Completely safe missile

When a man called a museum to donate a Cold War–era rocket, he didn’t expect to get the bomb squad called on him. The investigators arrived at the Bellevue, Wash., home after getting a tip from the Air Force museum in Dayton, Ohio, about a Douglas AIR-2 Genie missile dating to the 1950s or early 1960s. Although the Genie was designed to carry a 1.5 kiloton nuclear warhead, bomb squad officials determined the dangerous weapon had already been removed from the rusting hulk.
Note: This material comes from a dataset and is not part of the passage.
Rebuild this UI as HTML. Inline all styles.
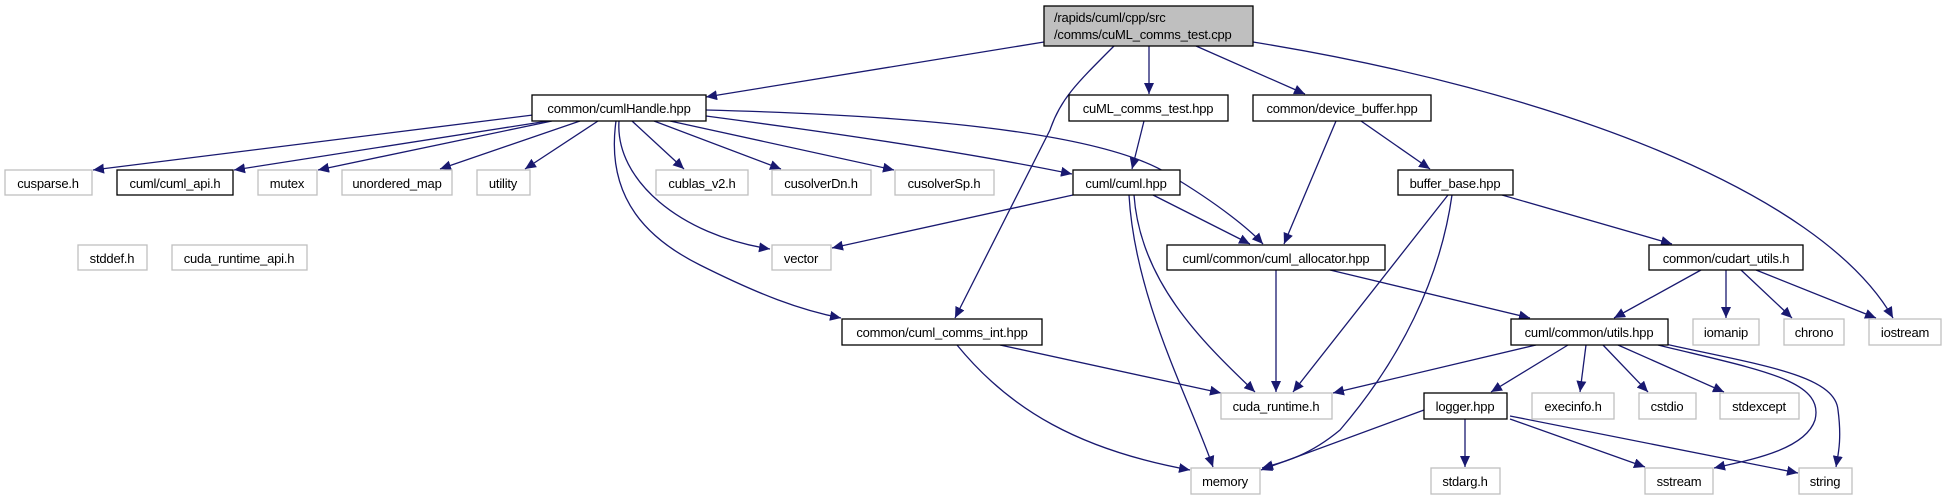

What was left wasn’t dangerous at all. “Just basically a gas tank for rocket fuel,” a police spokesperson told the BBC. Police told the man he could dispose of the Genie as he saw fit.

Adjusting to the market

Meat is back on the menu at a Macclesfield, U.K., restaurant. After three years of strictly vegan offerings, the proprietor of Nomas Gastrobar announced in late January his restaurant would begin offering a small number of meat-based options to please a larger number of diners. According to owner Adonis Norouznia, he’s lost customers due to his prior pledge to serve only vegan food. “When some people find out we are vegan they walk out,” Norouznia told the BBC. Norouznia said he still believed in catering to customers who wanted vegan dishes, but that “vegan only is not going to pay my staff or support my family.”